- **What the exercise asks**: Locate every line below that contains the word "this" and copy it.

- **Data listing**:
------------------------------------------------

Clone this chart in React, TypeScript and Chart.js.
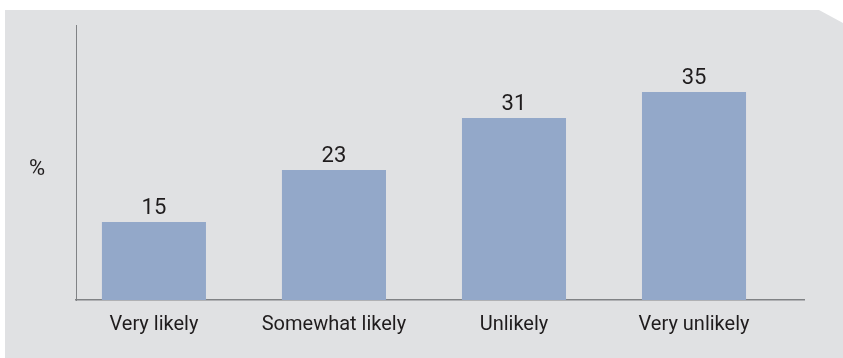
import React, { useEffect, useRef } from "react";
import { Chart, registerables } from "chart.js";

Chart.register(...registerables);

const categories = ["Very likely", "Somewhat likely", "Unlikely", "Very unlikely"];
const values = [15, 23, 31, 35];
const yAxisLabel = "%";

const FONT = '"Roboto", "Liberation Sans Narrow", sans-serif';
const TEXT_COLOR = "#1f1c1d";
const BAR_COLOR = "#93a8c9";
const BG_COLOR = "#e0e1e3";
const AXIS_COLOR = "#808285";

const backgroundPlugin = {
  id: "panelBg",
  beforeDraw(chart: any) {
    const ctx = chart.ctx;
    const w = chart.width;
    const h = chart.height;
    ctx.save();
    ctx.fillStyle = BG_COLOR;
    ctx.beginPath();
    ctx.moveTo(5, 10);
    ctx.lineTo(w - 24, 10);
    ctx.lineTo(w, 23);
    ctx.lineTo(w, h);
    ctx.lineTo(5, h);
    ctx.closePath();
    ctx.fill();
    ctx.restore();
  },
};

const labelsPlugin = {
  id: "valueLabels",
  afterDatasetsDraw(chart: any) {
    const ctx = chart.ctx;
    const meta = chart.getDatasetMeta(0);
    ctx.save();
    ctx.font = `22px ${FONT}`;
    ctx.fillStyle = TEXT_COLOR;
    ctx.textAlign = "center";
    ctx.textBaseline = "alphabetic";
    meta.data.forEach((bar: any, i: number) => {
      ctx.fillText(String(values[i]), bar.x, bar.y - 8);
    });
    const yScale = chart.scales.y;
    ctx.textAlign = "center";
    ctx.textBaseline = "middle";
    ctx.fillText(yAxisLabel, 37, yScale.getPixelForValue(23.1));
    ctx.restore();
  },
};

export default function App() {
  const ref = useRef<HTMLCanvasElement | null>(null);
  useEffect(() => {
    if (!ref.current) return;
    const chart = new Chart(ref.current, {
      type: "bar",
      data: {
        datasets: [
          {
            data: values.map((v, i) => ({ x: i, y: v })),
            backgroundColor: BAR_COLOR,
            borderWidth: 0,
            barPercentage: 0.578,
            categoryPercentage: 1,
          },
        ],
      },
      options: {
        animation: false,
        responsive: false,
        maintainAspectRatio: false,
        layout: { padding: { left: 76, right: 39, top: 25, bottom: 8 } },
        plugins: { legend: { display: false }, tooltip: { enabled: false } },
        scales: {
          x: {
            type: "linear",
            offset: false,
            min: -0.433,
            max: 3.611,
            grid: { display: false, drawTicks: false, offset: false },
            border: { display: true, color: AXIS_COLOR, width: 1.5 },
            afterBuildTicks: (scale: any) => {
              scale.ticks = categories.map((_, i) => ({ value: i }));
            },
            ticks: {
              autoSkip: false,
              maxRotation: 0,
              padding: 13,
              color: TEXT_COLOR,
              font: { family: FONT, size: 20 },
              callback: (v: any) => categories[v as number] ?? "",
            },
          },
          y: {
            min: 3,
            max: 45.3,
            grid: { display: false, drawTicks: false },
            border: { display: true, color: AXIS_COLOR, width: 1 },
            ticks: { display: false },
          },
        },
      },
      plugins: [backgroundPlugin, labelsPlugin],
    });
    return () => chart.destroy();
  }, []);
  return (
    <div style={{ position: "fixed", left: 0, top: 0, width: 843, height: 358, background: "#ffffff" }}>
      <canvas ref={ref} width={843} height={358} style={{ display: "block" }} />
    </div>
  );
}
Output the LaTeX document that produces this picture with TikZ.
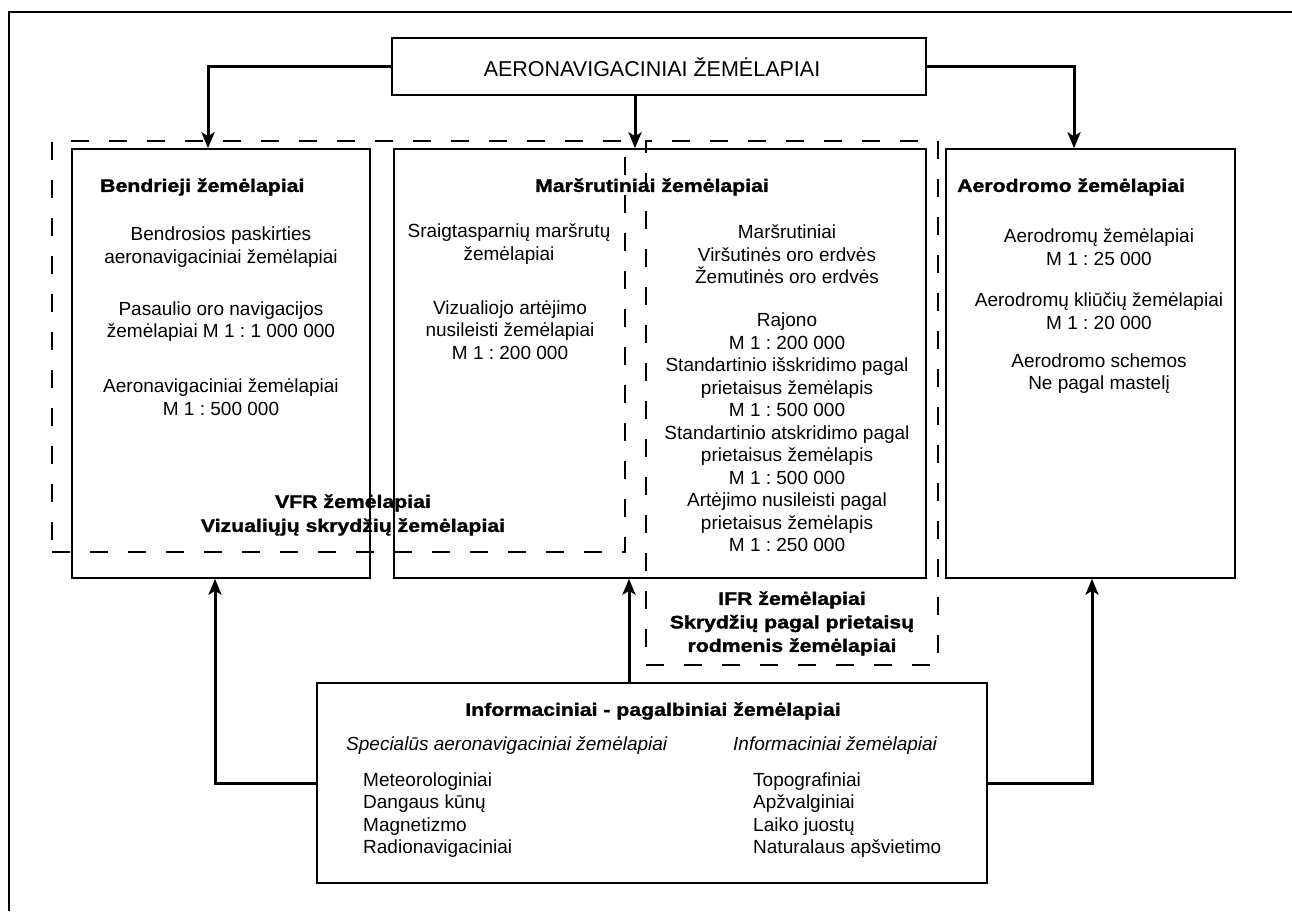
\documentclass[tikz,border=0pt]{standalone}
\usepackage{fontspec}
\setmainfont{Liberation Sans}
\newfontfamily\hvb{Liberation Sans}[FakeStretch=1.18,FakeBold=1.6]
\usetikzlibrary{arrows.meta}
\frenchspacing
\tikzset{
  box/.style={draw, line width=1.5pt, inner sep=0pt},
  zone/.style={draw, line width=1.5pt, dash pattern=on 18pt off 20pt, inner sep=0pt},
  conn/.style={line width=3pt, -{Stealth[length=16pt,width=13pt,inset=4pt]}},
  txt/.style={font=\frenchspacing\fontsize{19}{22.5}\selectfont, align=center, inner sep=0pt},
  ltxt/.style={font=\fontsize{19}{22.5}\selectfont, align=left, inner sep=0pt, anchor=west},
  itxt/.style={font=\itshape\fontsize{19}{22.5}\selectfont, inner sep=0pt, anchor=west},
  head/.style={font=\hvb\bfseries\fontsize{18}{24}\selectfont, inner sep=0pt, align=center},
  title/.style={font=\fontsize{21.5}{24}\selectfont, inner sep=0pt}
}
\begin{document}
\frenchspacing
\begin{tikzpicture}[x=1pt,y=-1pt]
\useasboundingbox (0,0) rectangle (1292,911);
% outer frame
\draw[line width=2pt] (9,911) -- (9,12) -- (1292,12);

% main boxes
\node[box, minimum width=534pt, minimum height=57pt] (top) at (659,66.5) {};
\node[title] (toptxt) at (652,67) {AERONAVIGACINIAI ŽEMĖLAPIAI};

\node[box, minimum width=298pt, minimum height=429pt] (b1) at (221,363.5) {};
\node[box, minimum width=532pt, minimum height=429pt] (b2) at (660,363.5) {};
\node[box, minimum width=289pt, minimum height=429pt] (b4) at (1090.5,363.5) {};
\node[box, minimum width=670pt, minimum height=200pt] (info) at (652,783) {};

% dashed zones
\node[zone, minimum width=573pt, minimum height=411pt] (vfr) at (338.5,346.5) {};
\node[zone, minimum width=292pt, minimum height=524pt] (ifr) at (792,403) {};

% box 1
\node[head, anchor=west] (h1) at (100,187) {Bendrieji žemėlapiai};
\node[txt] (t11) at (221,247) {Bendrosios paskirties\\aeronavigaciniai žemėlapiai};
\node[txt] (t12) at (221,321.5) {Pasaulio oro navigacijos\\žemėlapiai M 1 : 1 000 000};
\node[txt] (t13) at (221,397) {Aeronavigaciniai žemėlapiai\\M 1 : 500 000};

% box 2
\node[head] (h2) at (652,187) {Maršrutiniai žemėlapiai};
\node[txt] (t21) at (509,244) {Sraigtasparnių maršrutų\\žemėlapiai};
\node[txt] (t22) at (510,330) {Vizualiojo artėjimo\\nusileisti žemėlapiai\\M 1 : 200 000};
\node[txt] (t23) at (787,254.5) {Maršrutiniai\\Viršutinės oro erdvės\\Žemutinės oro erdvės};
\node[txt] (t24) at (787,432.5) {Rajono\\M 1 : 200 000\\Standartinio išskridimo pagal\\prietaisus žemėlapis\\M 1 : 500 000\\Standartinio atskridimo pagal\\prietaisus žemėlapis\\M 1 : 500 000\\Artėjimo nusileisti pagal\\prietaisus žemėlapis\\M 1 : 250 000};

% box 4
\node[head, anchor=west] (h4) at (957,187) {Aerodromo žemėlapiai};
\node[txt] (t41) at (1099,247) {Aerodromų žemėlapiai\\M 1 : 25 000};
\node[txt] (t42) at (1099,311) {Aerodromų kliūčių žemėlapiai\\M 1 : 20 000};
\node[txt] (t43) at (1099,373.5) {Aerodromo schemos\\Ne pagal mastelį};

% zone labels
\node[head, font=\hvb\bfseries\fontsize{18}{24}\selectfont] (vfrl) at (353,515) {VFR žemėlapiai\\Vizualiųjų skrydžių žemėlapiai};
\node[head, font=\hvb\bfseries\fontsize{18}{23.5}\selectfont] (ifrl) at (792,623.5) {IFR žemėlapiai\\Skrydžių pagal prietaisų\\rodmenis žemėlapiai};

% info box
\node[head] (h5) at (653,711) {Informaciniai - pagalbiniai žemėlapiai};
\node[itxt] (i1) at (346,746) {Specialūs aeronavigaciniai žemėlapiai};
\node[itxt] (i2) at (733,746) {Informaciniai žemėlapiai};
\node[ltxt] (l1) at (363,815) {Meteorologiniai\\Dangaus kūnų\\Magnetizmo\\Radionavigaciniai};
\node[ltxt] (l2) at (753,815) {Topografiniai\\Apžvalginiai\\Laiko juostų\\Naturalaus apšvietimo};

% connectors
\draw[conn] (top.west) -| ([xshift=-13pt]b1.north);
\draw[conn] ([xshift=-24pt]top.south) -- ([xshift=-25pt]b2.north);
\draw[conn] (top.east) -| ([xshift=-16.5pt]b4.north);
\draw[conn] (info.west) -| ([xshift=-6pt]b1.south);
\draw[conn] ([xshift=-23pt]info.north) -- ([xshift=-31pt]b2.south);
\draw[conn] (info.east) -| ([xshift=1.5pt]b4.south);
\end{tikzpicture}
\end{document}
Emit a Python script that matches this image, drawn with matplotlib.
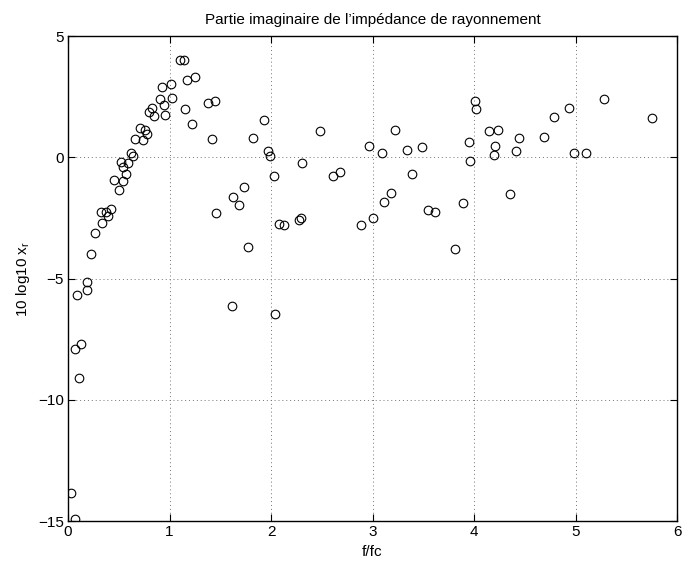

------------------------------------------------

- **Reply to the task**:
Clone this chart in React, TypeScript and Chart.js.
Output the LaTeX document that produces this picture with TikZ.
Emit a Python script that matches this image, drawn with matplotlib.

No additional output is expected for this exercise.